Is sales different in the UK compared to the US?

We may drive on separate sides of the road and pronounce ‘aluminium’ differently, but what about sales? Do you sell differently when you cross the Atlantic? Let’s find out.

In May 2019, I was privileged to appear on Jeremey Donavan’s podcast, Hey Salespeople. Jeremey is SalesLoft’s VP of Sales Strategy and self-proclaimed sales nerd, so as you can imagine, we had a great time chewing the fat.

For the main part of the podcast, we talked about the differences between how I sell in the UK and how Jeremey does it in the States. We looked at 4 areas of sales and pinpointed the similarities and differences. Are we Brits so different from our brothers and sisters in the US? Let’s find out.

Cold calling/emailing

Jeremey told me how many organisations in the US have stopped cold calling and emailing companies in Europe because of GDPR. They are worried about falling foul of GDPR, with its strict guidelines and harsh penalties for breaching them. They prefer to leave Europe altogether until things have settled down.

However, in practice, GDPR hasn’t changed much around B2B cold calling and emailing. Here was my answer.

‘If it’s a business number on a company website, that’s publicly available information. We’re not talking about calling an individual in the home. The ability to pick up the phone, dial up the business number and create interest for your business is still the same. Ditto for email.’

Where GDPR has changed things is what you do with the data once you’ve used it, but that doesn’t affect how we sell.

Result: No difference

LinkedIn

LinkedIn is a social network that has united the business world. It’s removed divisions, not created them. What was heartening about discussing this with Jeremey is that what works on LinkedIn will work wherever your customer is based. Engaging with content, leveraging mutual connections; the personal touch works well everywhere.

Also, the brash sales techniques some people employ on LinkedIn are just as annoying there as well as here. As Jeremey put it.

‘When someone connects with me out of the blue, then the next thing I get is a half-page long InMail. I don’t like it. It doesn’t work particularly well. I assume that’s bad practice in the UK?’

Err… yes!

Result: No difference

Text messages

In the US, texting prospects at the start of the sales cycle is becoming more common. Jeremey isn’t a fan. He said it’s ‘extremely off-putting’.

That’s certainly true in the UK. People tend to be very sensitive about their mobiles. If someone you don’t know has your mobile number, it automatically puts your back up. You wonder how they’ve got it and what they’re going to do with it next.
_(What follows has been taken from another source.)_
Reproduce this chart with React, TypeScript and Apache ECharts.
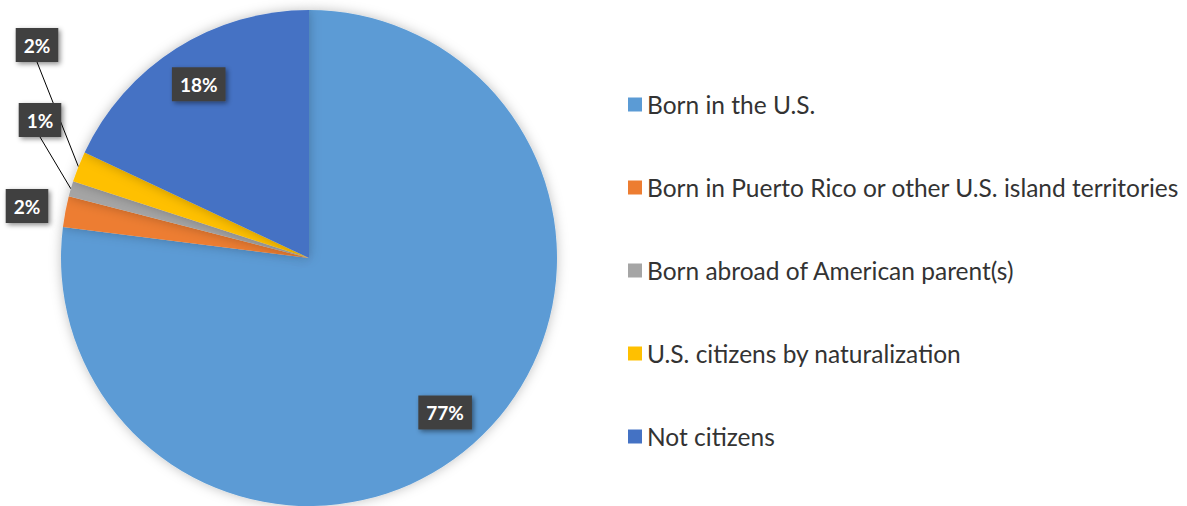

So I guess the result is, no difference.

However, me personally, I have no problem with it. In fact, I quite like it. It makes a nice change from people emailing me or contacting me on LinkedIn. If you get me on text, you genuinely get me!

Face to face sales

How big does the deal on the table need to be for you to go and meet someone face to face?

In the UK, we are generally willing to meet someone when the numbers start to hit five figures. If you’re in the same city like London, it might be much less.
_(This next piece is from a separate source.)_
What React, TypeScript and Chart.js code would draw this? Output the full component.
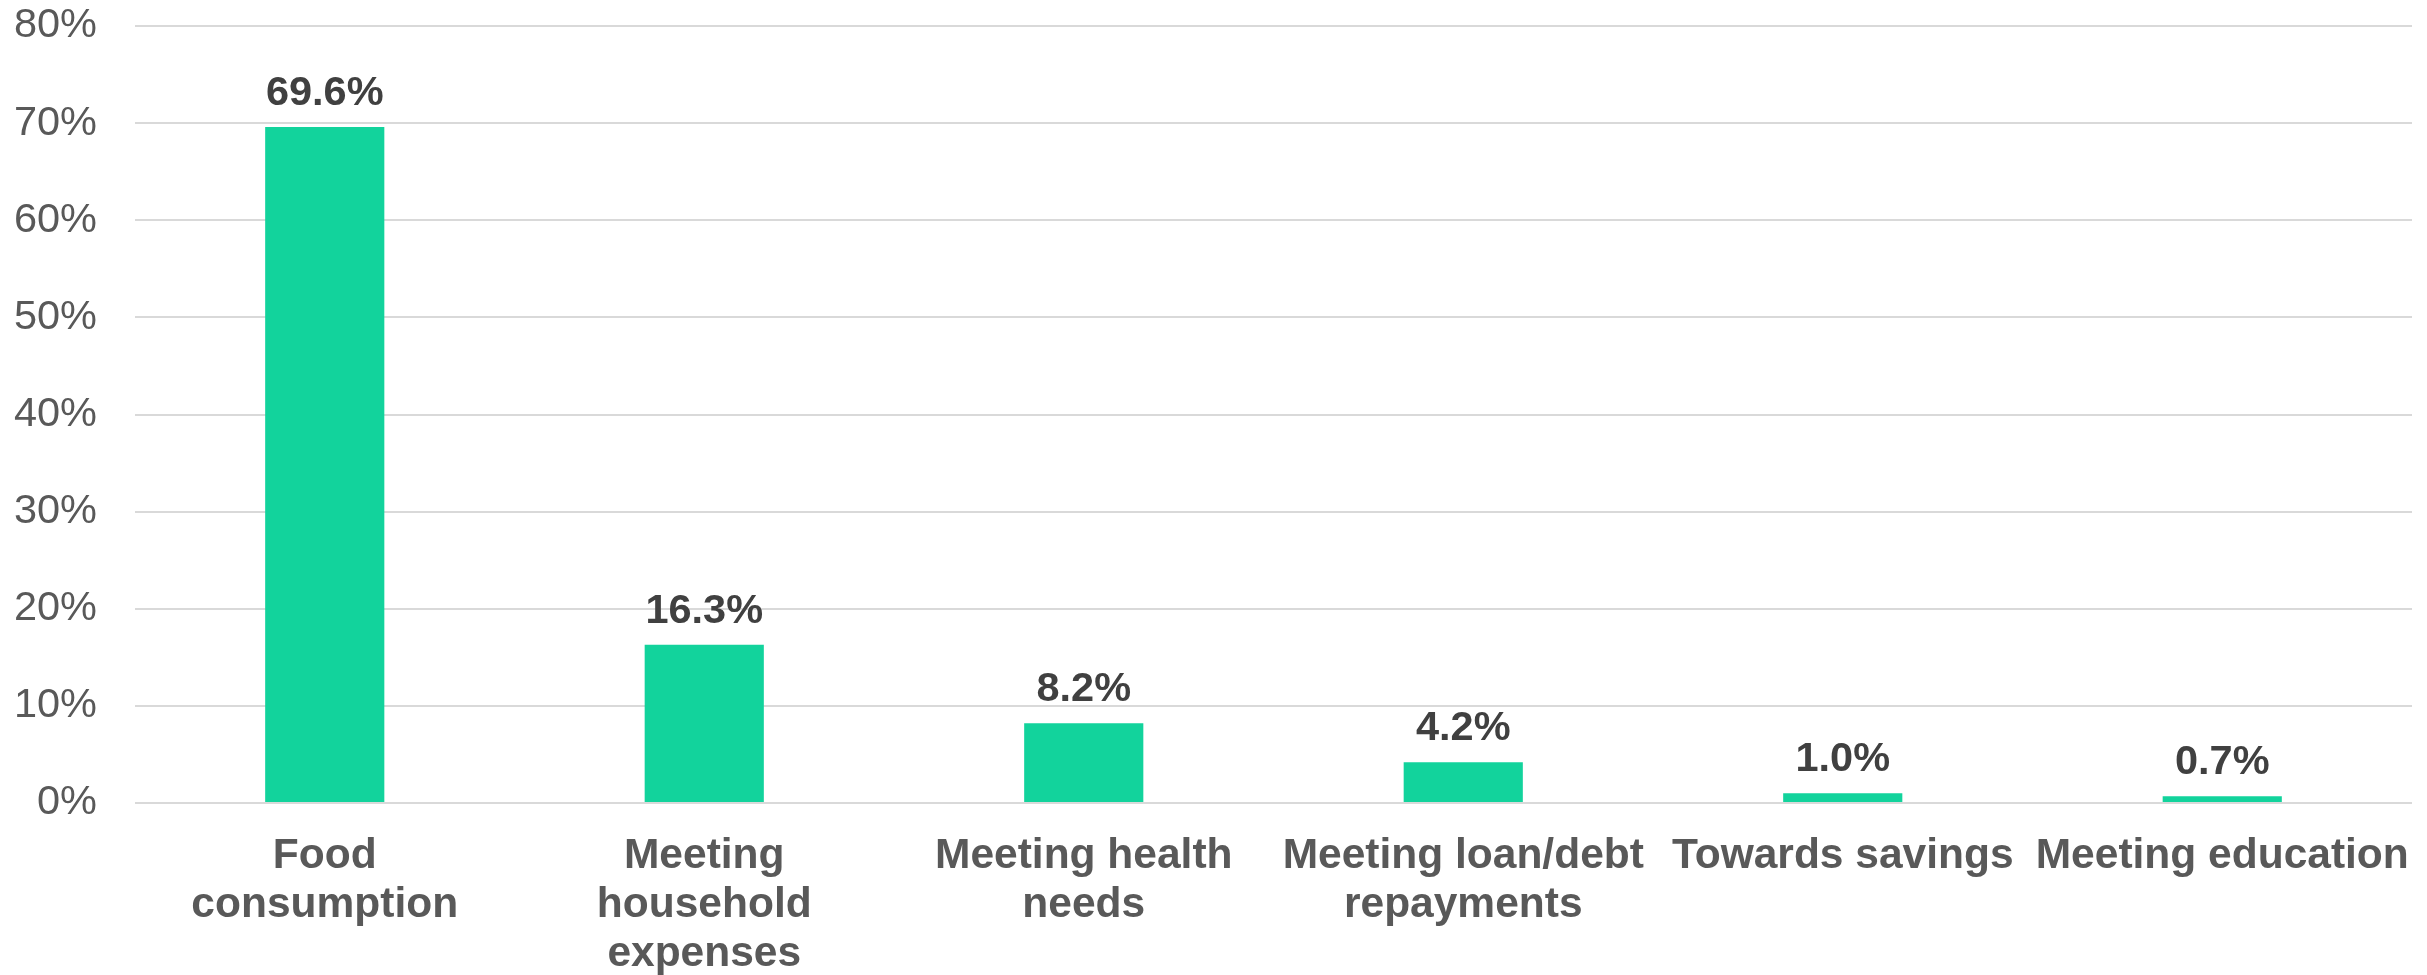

‘From a geographic perspective, you can get pretty much halfway up England on a train in a couple of hours. So, generally, there is a much higher expectation that you should meet someone face to face early on in an engagement. I do feel like it adds a huge amount of weight.’

‘I think anything below $10K is achievable over the phone, but that final sign-off will still happen quicker if you go and shake their hand.’

Obviously, the US is a much bigger country. There isn’t that expectation that there will always be a meeting. People are happier to B2B deals over the phone up to a much larger level.

Result: DIFFERENCE!

Two countries united in sales

So as it turns out, there isn’t much difference between sales here in the UK and over there in the US. The main difference, the point at which you go to meet a customer face to face, is more of a geographical problem than any fundamental difference.

It’s heartening. It also one of the reasons why so US companies are locating their EMEA bases in the UK. We speak the same language!

What do you think? What do you see as the main differences in how we sell B2B in the UK and US? Maybe you’ve worked in both countries and can give us some real insight.